Please understand, that this is a journey. There is so much information out there and it is always changing (for better and worse). It's not an overnight thing. But, if you aspire to be completely cruelty free one day, it has to start somewhere. So, start small! For me, it started with skincare - finding a cruelty free cleansing routine to replace the one I had. From there, I moved on to cosmetics (and I've been there awhile b/c I really like makeup). What do you use the most of? If it's mascara, find out if what you're using makes the cut. If it doesn't, begin your search. Once you get your makeup routine cruelty free, move on to the next step for you (maybe that's hair products or maybe it's oral hygiene products... you get the picture). But, the point is to start somewhere and do what you can today.

*NOTE 1: some of the above companies I've listed are 100% cruelty free. Some, however, have parent companies that are not. For example, the Becca brand is cruelty free. However, they have since become acquired by Estee Lauder, which is not. Some people choose not to buy any product that is owned by a non-cruelty-free parent company, which is obviously the much better option. However, when it comes to certain products for which I haven't been able to find quality dupes, a vote for the cruelty-free brand is still a "vote with my dollars statement" to its parent company. If they notice that most of their sales are coming from Becca, they are going to do the research to figure out why that is. When the trend is A) that a large percentage of people are not buying their brands at all because they aren't cruelty free or B) that people are only buying the brands within their company that are cruelty free, things will change because, in case you didn't know, money talks. I still am working to find 100% cruelty free dupes for all of these options, though.
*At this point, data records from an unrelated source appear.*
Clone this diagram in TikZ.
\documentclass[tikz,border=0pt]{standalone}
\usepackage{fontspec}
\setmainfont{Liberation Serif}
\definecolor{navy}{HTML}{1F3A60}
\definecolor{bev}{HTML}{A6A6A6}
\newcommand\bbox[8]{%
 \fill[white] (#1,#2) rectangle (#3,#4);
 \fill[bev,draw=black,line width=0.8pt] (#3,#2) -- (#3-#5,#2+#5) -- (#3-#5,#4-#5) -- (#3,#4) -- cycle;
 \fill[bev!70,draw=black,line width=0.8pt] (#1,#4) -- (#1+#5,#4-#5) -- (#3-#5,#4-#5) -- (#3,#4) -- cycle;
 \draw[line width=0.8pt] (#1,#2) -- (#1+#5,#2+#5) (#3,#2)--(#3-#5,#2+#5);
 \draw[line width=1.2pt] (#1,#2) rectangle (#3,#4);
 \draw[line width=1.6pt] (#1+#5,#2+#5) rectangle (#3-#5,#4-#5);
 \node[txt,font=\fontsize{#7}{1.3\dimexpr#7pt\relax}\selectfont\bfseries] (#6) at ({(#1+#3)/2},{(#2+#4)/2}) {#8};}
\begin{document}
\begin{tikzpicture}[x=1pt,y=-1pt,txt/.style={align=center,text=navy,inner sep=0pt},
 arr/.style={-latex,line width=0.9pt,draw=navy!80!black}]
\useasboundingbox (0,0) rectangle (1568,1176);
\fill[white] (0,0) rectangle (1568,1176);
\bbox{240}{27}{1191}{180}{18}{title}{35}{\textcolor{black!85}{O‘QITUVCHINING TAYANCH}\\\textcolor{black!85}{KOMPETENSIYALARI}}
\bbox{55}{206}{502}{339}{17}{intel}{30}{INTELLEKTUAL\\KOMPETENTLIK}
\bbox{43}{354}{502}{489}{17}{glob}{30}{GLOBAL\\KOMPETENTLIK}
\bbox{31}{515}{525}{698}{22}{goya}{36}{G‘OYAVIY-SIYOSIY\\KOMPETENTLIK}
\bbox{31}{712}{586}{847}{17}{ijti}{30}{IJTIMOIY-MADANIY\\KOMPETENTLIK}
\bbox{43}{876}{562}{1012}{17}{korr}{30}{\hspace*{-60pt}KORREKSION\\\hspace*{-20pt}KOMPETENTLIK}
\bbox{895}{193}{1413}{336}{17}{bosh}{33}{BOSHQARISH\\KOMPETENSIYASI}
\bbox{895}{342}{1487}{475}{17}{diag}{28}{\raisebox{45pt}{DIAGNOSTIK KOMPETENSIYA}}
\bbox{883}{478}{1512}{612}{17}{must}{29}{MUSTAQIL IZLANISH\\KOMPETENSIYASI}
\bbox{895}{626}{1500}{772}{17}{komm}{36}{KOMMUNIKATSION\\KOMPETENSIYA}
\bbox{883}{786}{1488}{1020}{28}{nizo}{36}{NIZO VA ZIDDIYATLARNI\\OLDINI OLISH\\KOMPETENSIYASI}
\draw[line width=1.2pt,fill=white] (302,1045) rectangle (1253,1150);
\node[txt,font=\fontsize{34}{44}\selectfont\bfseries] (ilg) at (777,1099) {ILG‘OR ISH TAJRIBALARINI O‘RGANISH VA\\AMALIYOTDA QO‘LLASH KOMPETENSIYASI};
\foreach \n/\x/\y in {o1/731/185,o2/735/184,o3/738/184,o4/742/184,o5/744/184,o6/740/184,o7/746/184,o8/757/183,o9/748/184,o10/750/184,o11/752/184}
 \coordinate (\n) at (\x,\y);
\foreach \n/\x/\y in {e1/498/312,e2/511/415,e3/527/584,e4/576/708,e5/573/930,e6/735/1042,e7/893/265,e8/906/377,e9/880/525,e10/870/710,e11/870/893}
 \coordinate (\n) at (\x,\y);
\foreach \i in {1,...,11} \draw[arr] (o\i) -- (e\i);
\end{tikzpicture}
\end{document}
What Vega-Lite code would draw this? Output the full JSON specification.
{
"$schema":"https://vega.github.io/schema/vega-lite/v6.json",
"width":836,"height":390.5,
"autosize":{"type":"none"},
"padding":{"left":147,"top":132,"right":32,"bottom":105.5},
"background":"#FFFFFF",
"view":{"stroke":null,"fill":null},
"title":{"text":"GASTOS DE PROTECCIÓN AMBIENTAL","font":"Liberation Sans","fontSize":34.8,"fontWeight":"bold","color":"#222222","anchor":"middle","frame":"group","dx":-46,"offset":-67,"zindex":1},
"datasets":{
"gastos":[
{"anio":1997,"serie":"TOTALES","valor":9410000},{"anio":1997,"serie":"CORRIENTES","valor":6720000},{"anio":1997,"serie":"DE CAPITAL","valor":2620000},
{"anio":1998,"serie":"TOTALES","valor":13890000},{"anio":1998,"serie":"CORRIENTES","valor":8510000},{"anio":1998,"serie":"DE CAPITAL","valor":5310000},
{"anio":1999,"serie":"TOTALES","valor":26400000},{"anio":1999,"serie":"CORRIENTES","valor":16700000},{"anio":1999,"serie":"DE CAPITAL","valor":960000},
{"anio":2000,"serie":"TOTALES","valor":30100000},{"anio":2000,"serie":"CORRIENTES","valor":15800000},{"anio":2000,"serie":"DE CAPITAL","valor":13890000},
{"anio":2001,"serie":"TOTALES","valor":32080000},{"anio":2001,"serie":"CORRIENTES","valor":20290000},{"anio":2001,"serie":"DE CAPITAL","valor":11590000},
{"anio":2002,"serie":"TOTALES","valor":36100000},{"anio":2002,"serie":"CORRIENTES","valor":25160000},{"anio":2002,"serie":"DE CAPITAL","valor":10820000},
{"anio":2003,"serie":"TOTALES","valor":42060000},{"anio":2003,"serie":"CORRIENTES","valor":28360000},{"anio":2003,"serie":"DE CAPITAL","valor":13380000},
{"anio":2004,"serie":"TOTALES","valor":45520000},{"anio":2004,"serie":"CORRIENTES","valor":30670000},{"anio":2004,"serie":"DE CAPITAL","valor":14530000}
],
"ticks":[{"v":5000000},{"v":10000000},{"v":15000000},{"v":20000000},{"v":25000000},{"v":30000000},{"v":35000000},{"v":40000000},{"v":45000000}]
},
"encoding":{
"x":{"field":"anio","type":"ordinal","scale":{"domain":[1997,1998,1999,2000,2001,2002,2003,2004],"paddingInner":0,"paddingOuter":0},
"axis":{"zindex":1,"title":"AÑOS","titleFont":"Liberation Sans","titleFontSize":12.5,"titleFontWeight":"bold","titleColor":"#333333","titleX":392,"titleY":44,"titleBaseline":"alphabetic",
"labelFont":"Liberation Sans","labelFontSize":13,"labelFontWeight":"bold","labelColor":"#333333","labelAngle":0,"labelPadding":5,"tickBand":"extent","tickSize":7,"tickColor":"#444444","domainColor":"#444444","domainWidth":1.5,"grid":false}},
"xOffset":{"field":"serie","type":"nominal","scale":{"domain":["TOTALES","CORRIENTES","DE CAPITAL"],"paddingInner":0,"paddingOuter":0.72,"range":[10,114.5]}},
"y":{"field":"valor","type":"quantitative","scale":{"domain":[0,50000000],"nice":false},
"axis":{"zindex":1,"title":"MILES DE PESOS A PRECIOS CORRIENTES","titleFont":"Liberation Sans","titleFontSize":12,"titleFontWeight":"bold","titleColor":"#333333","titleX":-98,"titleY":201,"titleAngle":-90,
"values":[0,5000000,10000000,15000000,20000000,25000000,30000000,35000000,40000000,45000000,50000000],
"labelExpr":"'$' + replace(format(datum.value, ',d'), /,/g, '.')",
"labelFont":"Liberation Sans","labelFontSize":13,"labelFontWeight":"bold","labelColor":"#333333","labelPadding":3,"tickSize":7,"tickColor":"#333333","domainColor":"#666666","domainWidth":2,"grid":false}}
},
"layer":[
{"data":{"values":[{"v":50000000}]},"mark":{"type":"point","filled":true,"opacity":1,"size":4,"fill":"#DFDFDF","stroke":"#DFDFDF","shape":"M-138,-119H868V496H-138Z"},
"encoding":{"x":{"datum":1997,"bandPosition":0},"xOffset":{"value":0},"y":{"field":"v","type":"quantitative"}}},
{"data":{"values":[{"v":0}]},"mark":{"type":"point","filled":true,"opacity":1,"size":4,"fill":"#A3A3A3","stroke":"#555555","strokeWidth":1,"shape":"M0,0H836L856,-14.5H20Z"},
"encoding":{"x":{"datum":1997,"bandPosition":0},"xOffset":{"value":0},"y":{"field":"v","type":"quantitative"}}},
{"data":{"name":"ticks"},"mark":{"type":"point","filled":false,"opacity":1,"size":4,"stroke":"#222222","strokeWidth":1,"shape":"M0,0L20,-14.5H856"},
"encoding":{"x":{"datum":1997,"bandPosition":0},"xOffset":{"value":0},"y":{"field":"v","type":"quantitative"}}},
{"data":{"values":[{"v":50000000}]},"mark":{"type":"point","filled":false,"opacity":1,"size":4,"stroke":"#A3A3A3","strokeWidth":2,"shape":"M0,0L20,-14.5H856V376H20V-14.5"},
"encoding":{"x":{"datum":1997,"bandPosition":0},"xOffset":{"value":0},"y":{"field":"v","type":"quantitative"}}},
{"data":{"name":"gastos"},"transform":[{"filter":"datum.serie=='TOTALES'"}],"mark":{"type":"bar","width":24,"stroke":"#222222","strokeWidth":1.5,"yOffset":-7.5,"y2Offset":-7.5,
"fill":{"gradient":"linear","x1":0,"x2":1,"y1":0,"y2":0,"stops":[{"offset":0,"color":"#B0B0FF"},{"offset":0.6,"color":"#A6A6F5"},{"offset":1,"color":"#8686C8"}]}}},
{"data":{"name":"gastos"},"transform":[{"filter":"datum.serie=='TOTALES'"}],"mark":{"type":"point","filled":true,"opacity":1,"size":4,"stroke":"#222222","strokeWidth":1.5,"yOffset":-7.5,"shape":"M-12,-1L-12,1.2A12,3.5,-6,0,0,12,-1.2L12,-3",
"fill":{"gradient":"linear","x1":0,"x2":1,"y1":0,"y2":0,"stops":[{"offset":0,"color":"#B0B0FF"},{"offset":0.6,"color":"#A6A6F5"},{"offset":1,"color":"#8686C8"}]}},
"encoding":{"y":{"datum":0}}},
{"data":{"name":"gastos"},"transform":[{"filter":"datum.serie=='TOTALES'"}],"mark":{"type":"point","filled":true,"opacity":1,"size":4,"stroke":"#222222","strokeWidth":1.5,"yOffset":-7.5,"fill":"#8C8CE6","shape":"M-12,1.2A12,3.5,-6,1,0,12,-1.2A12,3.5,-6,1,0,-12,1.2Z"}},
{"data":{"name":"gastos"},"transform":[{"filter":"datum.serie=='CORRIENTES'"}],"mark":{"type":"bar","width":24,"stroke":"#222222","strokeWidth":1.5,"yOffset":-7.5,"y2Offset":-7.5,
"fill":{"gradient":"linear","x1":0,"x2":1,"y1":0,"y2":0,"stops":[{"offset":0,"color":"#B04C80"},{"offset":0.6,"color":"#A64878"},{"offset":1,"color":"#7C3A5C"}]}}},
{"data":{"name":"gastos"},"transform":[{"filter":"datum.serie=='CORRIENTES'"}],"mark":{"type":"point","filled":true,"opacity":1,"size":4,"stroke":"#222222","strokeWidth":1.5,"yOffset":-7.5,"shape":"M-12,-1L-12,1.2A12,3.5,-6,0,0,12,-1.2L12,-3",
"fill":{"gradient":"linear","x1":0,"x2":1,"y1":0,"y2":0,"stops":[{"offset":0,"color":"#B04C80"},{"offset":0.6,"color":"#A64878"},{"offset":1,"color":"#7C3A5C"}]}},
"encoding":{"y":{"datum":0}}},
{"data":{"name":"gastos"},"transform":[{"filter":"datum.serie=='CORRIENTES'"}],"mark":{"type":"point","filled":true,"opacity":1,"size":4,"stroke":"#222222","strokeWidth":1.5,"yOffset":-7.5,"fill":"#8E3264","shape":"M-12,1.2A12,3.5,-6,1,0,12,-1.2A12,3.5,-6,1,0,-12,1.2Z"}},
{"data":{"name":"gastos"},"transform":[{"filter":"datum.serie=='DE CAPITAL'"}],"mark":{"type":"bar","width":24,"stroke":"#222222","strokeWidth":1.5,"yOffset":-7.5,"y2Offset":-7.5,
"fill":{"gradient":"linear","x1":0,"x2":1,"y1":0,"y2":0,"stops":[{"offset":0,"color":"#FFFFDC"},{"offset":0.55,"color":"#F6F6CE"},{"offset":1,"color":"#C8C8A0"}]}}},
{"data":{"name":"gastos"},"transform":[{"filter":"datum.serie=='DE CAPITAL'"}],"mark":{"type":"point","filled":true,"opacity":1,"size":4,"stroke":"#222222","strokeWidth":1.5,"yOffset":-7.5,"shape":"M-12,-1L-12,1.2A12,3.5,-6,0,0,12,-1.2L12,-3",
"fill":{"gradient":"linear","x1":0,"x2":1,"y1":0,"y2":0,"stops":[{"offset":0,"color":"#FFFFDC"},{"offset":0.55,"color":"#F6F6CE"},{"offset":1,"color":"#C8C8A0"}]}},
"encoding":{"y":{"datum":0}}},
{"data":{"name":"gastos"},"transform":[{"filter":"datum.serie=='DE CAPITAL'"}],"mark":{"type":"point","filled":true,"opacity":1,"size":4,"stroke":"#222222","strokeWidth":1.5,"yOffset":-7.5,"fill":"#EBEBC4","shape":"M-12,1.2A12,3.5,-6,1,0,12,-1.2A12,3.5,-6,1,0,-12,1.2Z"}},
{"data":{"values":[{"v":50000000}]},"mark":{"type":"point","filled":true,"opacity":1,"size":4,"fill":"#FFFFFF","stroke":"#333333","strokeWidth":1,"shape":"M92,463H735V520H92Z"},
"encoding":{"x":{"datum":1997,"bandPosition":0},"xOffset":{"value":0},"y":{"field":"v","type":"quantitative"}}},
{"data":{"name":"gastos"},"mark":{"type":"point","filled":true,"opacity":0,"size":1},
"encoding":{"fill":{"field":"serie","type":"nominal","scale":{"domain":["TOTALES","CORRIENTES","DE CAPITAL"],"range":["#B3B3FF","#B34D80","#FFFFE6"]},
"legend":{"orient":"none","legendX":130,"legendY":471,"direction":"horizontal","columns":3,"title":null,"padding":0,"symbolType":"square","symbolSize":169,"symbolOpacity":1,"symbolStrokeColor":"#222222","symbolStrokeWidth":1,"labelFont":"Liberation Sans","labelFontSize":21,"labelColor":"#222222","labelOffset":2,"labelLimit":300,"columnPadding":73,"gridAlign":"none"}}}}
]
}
*NOTE 2 (CHINA): Once you start looking into buying cruelty free, you will inevitably end up reading about companies who sell in China. So, what's the deal with China? Well, unfortunately, the deal is that Chinese law requires mandatory animal testing on all internationally manufactured cosmetic products. So, basically, any brand that sells their products in China is NOT cruelty free. Cruelty Free Kitty has another great post on this, as well.